— Given request —
Don't include pictures. Quote the lines below from the first through the line that contains "X0, Y0 = 8, 500.5".

— Supplied material —

++++++

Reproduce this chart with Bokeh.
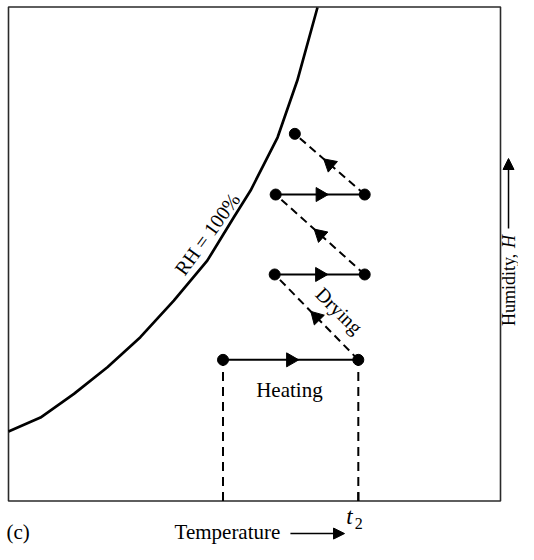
import numpy as np
from bokeh.plotting import figure
from bokeh.models import Range1d, Arrow, NormalHead
from bokeh.core.properties import value
from bokeh.embed import file_html
from bokeh.resources import INLINE

# ---- data (temperature axis 0-100, humidity axis 0-100) ----
# saturation curve RH = 100 %
curve_t = [0, 6.5, 13.3, 20.1, 26.8, 33.6, 40.4, 45.8, 49.2, 54.7, 58.7, 62.8]
curve_h = [14.1, 16.9, 21.7, 27.1, 33.2, 40.6, 48.7, 57.5, 62.9, 73.7, 85.2, 100]

# heating steps (constant humidity)
heat_t0 = [43.6, 54.1, 54.3]
heat_t1 = [71.1, 72.4, 72.4]
heat_h = [28.6, 45.9, 62.1]

# drying steps (from end of each heating step to the next state)
dry_t1 = [54.1, 54.3, 58.2]
dry_h1 = [45.9, 62.1, 74.4]

# temperatures marked on the temperature axis
temp_marks = [43.6, 71.1]

FONT = value("Liberation Serif")
W, H = 518, 544
XS, YS = 4.92, 4.935          # px per unit
X0, Y0 = 8, 500.5             # pixel position of (0, 0)

p = figure(width=W, height=H, output_backend="svg", toolbar_location=None,
           x_range=Range1d(-X0 / XS, (W - X0) / XS),
           y_range=Range1d((Y0 - H) / YS, Y0 / YS),
           x_axis_type=None, y_axis_type=None, min_border=0)
p.min_border_left = p.min_border_right = p.min_border_top = p.min_border_bottom = 0
p.outline_line_color = None
p.grid.visible = False
p.background_fill_color = "white"
p.border_fill_color = "white"

# frame box
p.quad(left=[0], right=[100], bottom=[0], top=[100.1], fill_color=None,
       line_color="#2a2a2a", line_width=1.6)

# saturation curve
p.line(curve_t, curve_h, line_width=2.7, color="black", line_join="round")

# dashed verticals down to the temperature axis + ticks
n = len(temp_marks)
p.segment(temp_marks, [0] * n, temp_marks, [heat_h[0]] * n,
          line_width=2, color="black", line_dash="9 6")
p.segment(temp_marks, [0] * n, temp_marks, [1.8] * n, line_width=2, color="black")

# heating lines
p.segment(heat_t0, heat_h, heat_t1, heat_h, line_width=2, color="black")
# drying lines
p.segment(heat_t1, heat_h, dry_t1, dry_h1, line_width=2, color="black", line_dash="8 5")

# arrow triangles at midpoints
ht = np.array(heat_t0); ht1 = np.array(heat_t1); hh = np.array(heat_h)
mx = (ht + ht1) / 2
p.scatter(mx, hh, marker="triangle", size=14, color="black",
          angle=[-np.pi / 2] * len(mx))
dt1 = np.array(dry_t1); dh1 = np.array(dry_h1)
dmx = (ht1 + dt1) / 2
dmy = (hh + dh1) / 2
dang = np.arctan2((dh1 - hh) * YS, (dt1 - ht1) * XS) - np.pi / 2
p.scatter(dmx, dmy, marker="triangle", size=14, color="black", angle=dang)

# state points
pt_x = heat_t0 + heat_t1 + [dry_t1[-1]]
pt_y = heat_h + heat_h + [dry_h1[-1]]
p.scatter(pt_x, pt_y, size=11, color="black")

# labels inside the box
p.text(x=[40.4], y=[54.1], text=["RH = 100%"], angle=[np.radians(54)],
       text_font=FONT, text_font_size="20px", text_align="center",
       text_baseline="middle", text_color="black")
p.text(x=[67.2], y=[38.6], text=["Drying"], angle=[np.radians(-45)],
       text_font=FONT, text_font_size="20px", text_align="center",
       text_baseline="middle", text_color="black")
p.text(x=[57.1], y=[22.4], text=["Heating"], text_font=FONT, text_font_size="21px",
       text_align="center", text_baseline="middle", text_color="black")

# labels outside the box
p.text(x=[69.3], y=[-3.14], text=["t"], text_font=FONT, text_font_size="23px",
       text_font_style="italic", text_align="center", text_baseline="middle")
p.text(x=[71.2], y=[-4.66], text=["2"], text_font=FONT, text_font_size="16px",
       text_align="center", text_baseline="middle")
p.text(x=[-0.4], y=[-6.38], text=["(c)"], text_font=FONT, text_font_size="21px",
       text_align="left", text_baseline="middle")
p.text(x=[44.5], y=[-6.38], text=["Temperature"], text_font=FONT, text_font_size="21px",
       text_align="center", text_baseline="middle")
p.add_layout(Arrow(end=NormalHead(size=11, fill_color="black", line_color="black"),
                   x_start=57.3, y_start=-6.6, x_end=68.3, y_end=-6.6,
                   line_width=1.5, line_color="black"))

p.text(x=[101.63], y=[35.46], text=["Humidity, "], angle=[np.pi / 2], text_font=FONT,
       text_font_size="18px", text_align="left", text_baseline="middle")
p.text(x=[101.63], y=[51.27], text=["H"], angle=[np.pi / 2], text_font=FONT,
       text_font_size="18px", text_font_style="italic", text_align="left",
       text_baseline="middle")
p.add_layout(Arrow(end=NormalHead(size=11, fill_color="black", line_color="black"),
                   x_start=101.63, y_start=55.2, x_end=101.63, y_end=69.4,
                   line_width=1.5, line_color="black"))

open("out.html", "w").write(file_html(p, INLINE))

++++++

— Solution below —
Reproduce this chart with Bokeh.
import numpy as np
from bokeh.plotting import figure
from bokeh.models import Range1d, Arrow, NormalHead
from bokeh.core.properties import value
from bokeh.embed import file_html
from bokeh.resources import INLINE

# ---- data (temperature axis 0-100, humidity axis 0-100) ----
# saturation curve RH = 100 %
curve_t = [0, 6.5, 13.3, 20.1, 26.8, 33.6, 40.4, 45.8, 49.2, 54.7, 58.7, 62.8]
curve_h = [14.1, 16.9, 21.7, 27.1, 33.2, 40.6, 48.7, 57.5, 62.9, 73.7, 85.2, 100]

# heating steps (constant humidity)
heat_t0 = [43.6, 54.1, 54.3]
heat_t1 = [71.1, 72.4, 72.4]
heat_h = [28.6, 45.9, 62.1]

# drying steps (from end of each heating step to the next state)
dry_t1 = [54.1, 54.3, 58.2]
dry_h1 = [45.9, 62.1, 74.4]

# temperatures marked on the temperature axis
temp_marks = [43.6, 71.1]

FONT = value("Liberation Serif")
W, H = 518, 544
XS, YS = 4.92, 4.935          # px per unit
X0, Y0 = 8, 500.5             # pixel position of (0, 0)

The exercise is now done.